▸ **What you have to do**:
Print exactly the lines from the first one down to the line containing "(mariamneII) at (2198,-256)", both ends included, with no pictures and nothing else.

Start of Given material

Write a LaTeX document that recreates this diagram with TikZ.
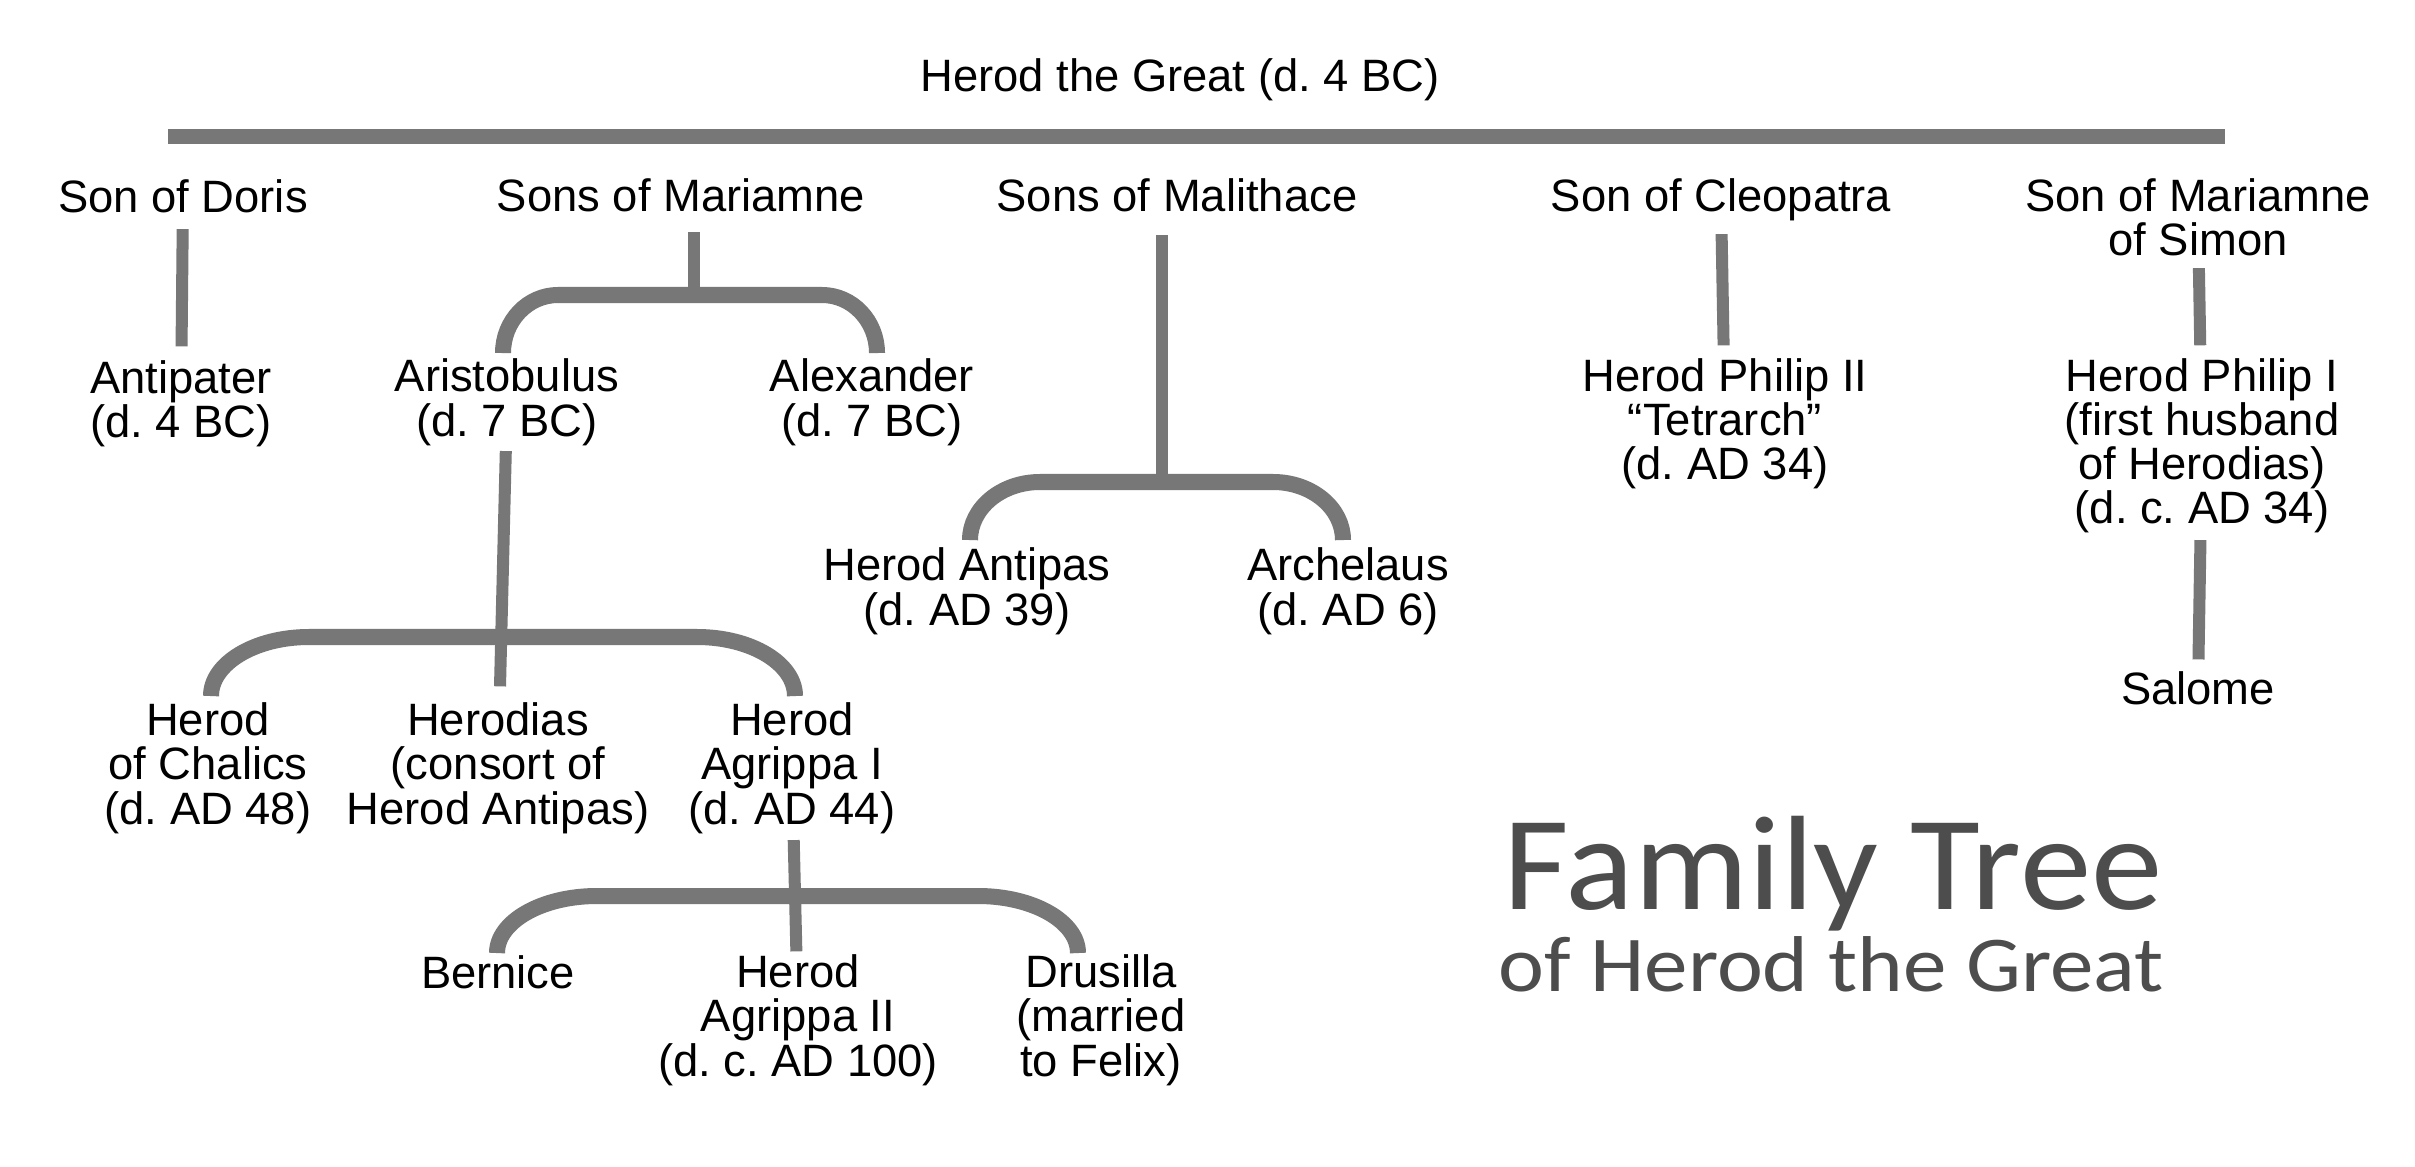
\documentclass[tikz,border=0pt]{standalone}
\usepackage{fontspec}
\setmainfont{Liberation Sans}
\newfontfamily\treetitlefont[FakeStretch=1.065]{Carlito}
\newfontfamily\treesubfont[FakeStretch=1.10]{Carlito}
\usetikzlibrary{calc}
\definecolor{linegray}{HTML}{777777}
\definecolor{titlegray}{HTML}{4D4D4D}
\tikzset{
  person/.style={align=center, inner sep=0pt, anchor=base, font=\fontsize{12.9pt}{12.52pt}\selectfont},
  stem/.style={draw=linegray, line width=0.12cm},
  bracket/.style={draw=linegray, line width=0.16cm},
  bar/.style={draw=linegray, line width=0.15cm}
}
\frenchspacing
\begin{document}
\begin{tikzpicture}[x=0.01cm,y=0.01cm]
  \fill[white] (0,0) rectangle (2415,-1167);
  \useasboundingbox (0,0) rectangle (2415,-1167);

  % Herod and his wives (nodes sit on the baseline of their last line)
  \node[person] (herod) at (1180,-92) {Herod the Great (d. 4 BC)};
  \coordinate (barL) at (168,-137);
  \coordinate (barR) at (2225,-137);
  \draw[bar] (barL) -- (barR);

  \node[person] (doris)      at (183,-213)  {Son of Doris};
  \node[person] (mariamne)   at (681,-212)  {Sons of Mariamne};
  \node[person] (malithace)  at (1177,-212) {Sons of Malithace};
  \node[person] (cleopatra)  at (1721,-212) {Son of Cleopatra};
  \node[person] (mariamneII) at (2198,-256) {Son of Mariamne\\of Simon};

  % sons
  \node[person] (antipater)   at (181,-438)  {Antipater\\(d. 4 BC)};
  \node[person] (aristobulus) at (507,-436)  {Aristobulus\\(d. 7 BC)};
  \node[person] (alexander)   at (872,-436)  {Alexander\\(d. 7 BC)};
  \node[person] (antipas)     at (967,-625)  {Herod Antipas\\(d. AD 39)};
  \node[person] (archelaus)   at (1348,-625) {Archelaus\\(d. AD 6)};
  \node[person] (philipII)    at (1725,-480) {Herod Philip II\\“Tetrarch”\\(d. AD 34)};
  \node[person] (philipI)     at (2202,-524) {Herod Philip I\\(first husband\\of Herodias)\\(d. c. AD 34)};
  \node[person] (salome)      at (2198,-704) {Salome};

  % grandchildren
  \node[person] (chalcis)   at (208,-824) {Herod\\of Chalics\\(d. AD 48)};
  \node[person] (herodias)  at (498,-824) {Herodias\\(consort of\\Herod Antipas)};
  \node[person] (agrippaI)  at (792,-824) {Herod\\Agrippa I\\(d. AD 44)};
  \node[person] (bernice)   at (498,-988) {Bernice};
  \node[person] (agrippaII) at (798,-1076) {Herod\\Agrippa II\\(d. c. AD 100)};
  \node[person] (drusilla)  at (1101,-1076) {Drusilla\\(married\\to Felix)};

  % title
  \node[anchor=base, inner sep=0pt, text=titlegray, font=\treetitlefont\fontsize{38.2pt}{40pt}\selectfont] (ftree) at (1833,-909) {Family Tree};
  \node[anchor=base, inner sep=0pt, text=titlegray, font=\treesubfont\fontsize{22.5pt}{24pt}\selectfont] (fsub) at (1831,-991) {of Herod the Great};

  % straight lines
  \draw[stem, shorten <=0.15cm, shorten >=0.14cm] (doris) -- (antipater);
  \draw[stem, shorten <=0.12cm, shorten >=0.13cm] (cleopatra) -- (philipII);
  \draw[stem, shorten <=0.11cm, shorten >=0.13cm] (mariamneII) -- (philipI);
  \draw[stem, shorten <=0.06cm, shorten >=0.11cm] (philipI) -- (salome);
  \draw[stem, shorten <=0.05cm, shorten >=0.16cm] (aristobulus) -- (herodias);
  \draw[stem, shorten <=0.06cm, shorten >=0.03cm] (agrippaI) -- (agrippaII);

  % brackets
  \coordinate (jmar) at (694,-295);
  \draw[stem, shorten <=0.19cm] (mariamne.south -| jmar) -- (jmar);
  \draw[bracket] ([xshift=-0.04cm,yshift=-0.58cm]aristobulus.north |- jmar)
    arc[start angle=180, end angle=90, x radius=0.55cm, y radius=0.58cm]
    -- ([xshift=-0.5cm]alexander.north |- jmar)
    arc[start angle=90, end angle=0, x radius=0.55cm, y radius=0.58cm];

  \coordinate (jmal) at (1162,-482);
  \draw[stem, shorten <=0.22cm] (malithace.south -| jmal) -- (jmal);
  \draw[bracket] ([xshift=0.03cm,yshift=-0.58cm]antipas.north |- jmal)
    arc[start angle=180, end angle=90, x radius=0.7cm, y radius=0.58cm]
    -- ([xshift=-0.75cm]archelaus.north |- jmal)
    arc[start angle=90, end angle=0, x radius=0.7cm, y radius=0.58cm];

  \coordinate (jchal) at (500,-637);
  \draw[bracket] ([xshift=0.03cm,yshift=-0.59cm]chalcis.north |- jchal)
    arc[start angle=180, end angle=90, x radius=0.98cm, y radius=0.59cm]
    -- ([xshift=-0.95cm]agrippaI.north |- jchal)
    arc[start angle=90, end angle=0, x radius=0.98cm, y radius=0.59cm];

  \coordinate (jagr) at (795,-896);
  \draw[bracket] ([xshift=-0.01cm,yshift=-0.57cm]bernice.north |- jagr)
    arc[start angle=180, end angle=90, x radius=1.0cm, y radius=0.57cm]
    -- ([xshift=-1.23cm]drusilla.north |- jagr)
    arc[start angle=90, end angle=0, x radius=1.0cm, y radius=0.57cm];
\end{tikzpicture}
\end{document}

End of Given material

▸ **Response to this task**:
Write a LaTeX document that recreates this diagram with TikZ.
\documentclass[tikz,border=0pt]{standalone}
\usepackage{fontspec}
\setmainfont{Liberation Sans}
\newfontfamily\treetitlefont[FakeStretch=1.065]{Carlito}
\newfontfamily\treesubfont[FakeStretch=1.10]{Carlito}
\usetikzlibrary{calc}
\definecolor{linegray}{HTML}{777777}
\definecolor{titlegray}{HTML}{4D4D4D}
\tikzset{
  person/.style={align=center, inner sep=0pt, anchor=base, font=\fontsize{12.9pt}{12.52pt}\selectfont},
  stem/.style={draw=linegray, line width=0.12cm},
  bracket/.style={draw=linegray, line width=0.16cm},
  bar/.style={draw=linegray, line width=0.15cm}
}
\frenchspacing
\begin{document}
\begin{tikzpicture}[x=0.01cm,y=0.01cm]
  \fill[white] (0,0) rectangle (2415,-1167);
  \useasboundingbox (0,0) rectangle (2415,-1167);

  % Herod and his wives (nodes sit on the baseline of their last line)
  \node[person] (herod) at (1180,-92) {Herod the Great (d. 4 BC)};
  \coordinate (barL) at (168,-137);
  \coordinate (barR) at (2225,-137);
  \draw[bar] (barL) -- (barR);

  \node[person] (doris)      at (183,-213)  {Son of Doris};
  \node[person] (mariamne)   at (681,-212)  {Sons of Mariamne};
  \node[person] (malithace)  at (1177,-212) {Sons of Malithace};
  \node[person] (cleopatra)  at (1721,-212) {Son of Cleopatra};
  \node[person] (mariamneII) at (2198,-256) {Son of Mariamne\\of Simon};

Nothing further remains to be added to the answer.